Settlement Approved In Suit Challenging Ban On Wearing Rosaries In School

A New York federal district court yesterday approved a settlement in a suit that was brought on behalf of a 13-year old middle school student in Schenectady, New York who was suspended for wearing a rosary outside his shirt to school. The school argued that items made of beads are gang-related. The settlement stipulation (full text) in R.H. v. Schenectady City School District, (ND NY, Oct. 30, 2010), calls for defendants to pay the student $2500 in damages and expunge his school record. The settlement also calls for defendants to pay $20,000 in attorneys' fees. The school has already modified its policy on wearing rosaries.  American Center for Law & Justice announced the approval of the settlement. (See prior related posting.)

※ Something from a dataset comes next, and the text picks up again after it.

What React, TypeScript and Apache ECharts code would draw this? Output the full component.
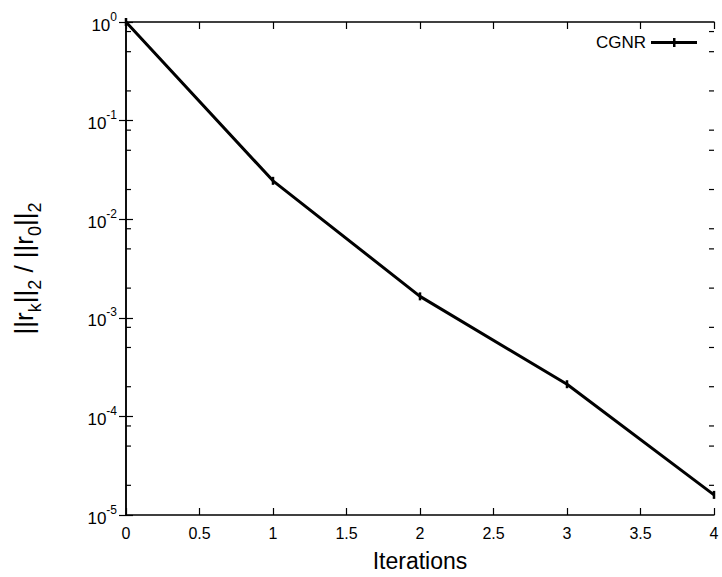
import React, { useEffect, useRef } from "react";
import * as echarts from "echarts";

const iterations = [0, 1, 2, 3, 4];
const residuals = [1.0, 0.0245, 0.00165, 2.12e-4, 1.6e-5];
const seriesName = "CGNR";
const decades = [1, 0.1, 0.01, 0.001, 0.0001];
const minorFactors = [0.8, 0.5, 0.2];

export default function App() {
  const ref = useRef<HTMLDivElement>(null);
  useEffect(() => {
    if (!ref.current) return;
    const chart = echarts.init(ref.current, null, { renderer: "svg" });
    const minorTicks: number[] = [];
    decades.forEach((d) => minorFactors.forEach((f) => minorTicks.push(d * f)));
    const font = "'Liberation Sans', Arial, sans-serif";
    chart.setOption({
      animation: false,
      backgroundColor: "#ffffff",
      textStyle: { fontFamily: font, color: "#000" },
      grid: { left: 126, right: 8, top: 22, bottom: 61 },
      legend: {
        show: true,
        data: [{ name: seriesName, icon: "path://M0,4 L46,4 L46,7 L0,7 Z M22,1 L24.5,1 L24.5,10 L22,10 Z" }],
        right: 20,
        top: 29,
        align: "right",
        itemWidth: 46,
        itemHeight: 10,
        itemGap: 8,
        textStyle: { fontSize: 17, color: "#000", fontFamily: font },
      },
      xAxis: [
        {
          type: "value",
          min: 0,
          max: 4,
          interval: 0.5,
          position: "bottom",
          name: "Iterations",
          nameLocation: "middle",
          nameGap: 34,
          nameTextStyle: { fontSize: 23, color: "#000", fontFamily: font },
          axisLine: { show: true, lineStyle: { color: "#000", width: 1.5 } },
          axisTick: { show: true, inside: true, length: 7, lineStyle: { color: "#000", width: 1.2 } },
          axisLabel: { fontSize: 16, color: "#000", margin: 10, fontFamily: font },
          splitLine: { show: false },
        },
        {
          type: "value",
          min: 0,
          max: 4,
          interval: 0.5,
          position: "top",
          axisLine: { show: true, lineStyle: { color: "#000", width: 1.5 } },
          axisTick: { show: true, inside: true, length: 7, lineStyle: { color: "#000", width: 1.2 } },
          axisLabel: { show: false },
          splitLine: { show: false },
        },
      ],
      yAxis: [
        {
          type: "log",
          logBase: 10,
          min: 1e-5,
          max: 1,
          splitNumber: 5,
          position: "left",
          name: "{n|||r}{sub|k}{n|||}{sub|2}{n| / ||r}{sub|0}{n|||}{sub|2}",
          nameLocation: "middle",
          nameGap: 82,
          nameRotate: 90,
          nameTextStyle: {
            fontFamily: font,
            color: "#000",
            rich: {
              n: { fontSize: 26, lineHeight: 33, verticalAlign: "top", fontFamily: font, color: "#000" },
              sub: { fontSize: 18, lineHeight: 18, verticalAlign: "bottom", fontFamily: font, color: "#000" },
            },
          },
          axisLine: { show: true, lineStyle: { color: "#000", width: 1.5 } },
          axisTick: { show: true, inside: true, length: 7, lineStyle: { color: "#000", width: 1.2 } },
          axisLabel: {
            margin: 9,
            formatter: (v: number) => {
              const e = Math.round(Math.log10(v));
              return "{b|10}{s|" + e + "}";
            },
            rich: {
              b: { fontSize: 17, lineHeight: 23, verticalAlign: "bottom", fontFamily: font, color: "#000" },
              s: { fontSize: 12, lineHeight: 12, verticalAlign: "top", fontFamily: font, color: "#000" },
            },
          },
          splitLine: { show: false },
        },
        {
          type: "log",
          logBase: 10,
          min: 1e-5,
          max: 1,
          splitNumber: 5,
          position: "right",
          axisLine: { show: true, lineStyle: { color: "#000", width: 1.5 } },
          axisTick: { show: true, inside: true, length: 7, lineStyle: { color: "#000", width: 1.2 } },
          axisLabel: { show: false },
          splitLine: { show: false },
        },
      ],
      series: [
        {
          name: seriesName,
          type: "line",
          xAxisIndex: 0,
          yAxisIndex: 0,
          data: iterations.map((x, i) => [x, residuals[i]]),
          symbol: "rect",
          symbolSize: [2.5, 8],
          showSymbol: true,
          itemStyle: { color: "#000" },
          lineStyle: { color: "#000", width: 3 },
          z: 5,
        },
        {
          name: "minor",
          type: "custom",
          xAxisIndex: 0,
          yAxisIndex: 0,
          silent: true,
          data: minorTicks.map((v) => [0, v]),
          renderItem: (params: any, api: any) => {
            const cs = params.coordSys;
            const pt = api.coord([0, api.value(1)]);
            const y = pt[1];
            const st = { stroke: "#000", lineWidth: 1.2 };
            return {
              type: "group",
              children: [
                { type: "line", shape: { x1: cs.x, y1: y, x2: cs.x + 5, y2: y }, style: st },
                { type: "line", shape: { x1: cs.x + cs.width - 5, y1: y, x2: cs.x + cs.width, y2: y }, style: st },
              ],
            };
          },
          z: 3,
        },
      ],
    });
    return () => chart.dispose();
  }, []);
  return <div ref={ref} style={{ width: 722, height: 577, position: "absolute", left: 0, top: 0 }} />;
}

High-Profile Defendant Removed From Jury Selection For Singing Hymns In Court

Yesterday in Salt Lake City, Utah, jury selection began in the federal court trial of Brian David Mitchell who is charged in the high profile 2002 kidnapping of then 14-year old Elizabeth Smart. Mitchell insisted on softly singing hymns during the court proceedings.  AP reports that after a half hour of the singing, Judge Dale Kimball ordered Mitchell removed, but to another room where he was still able to watch the proceedings by closed circuit television. It is expected that Elizabeth Smart will return to Utah to testify against Mitchell. Smart is currently serving a mission for the Church of Jesus Christ of Latter Day Saints in France.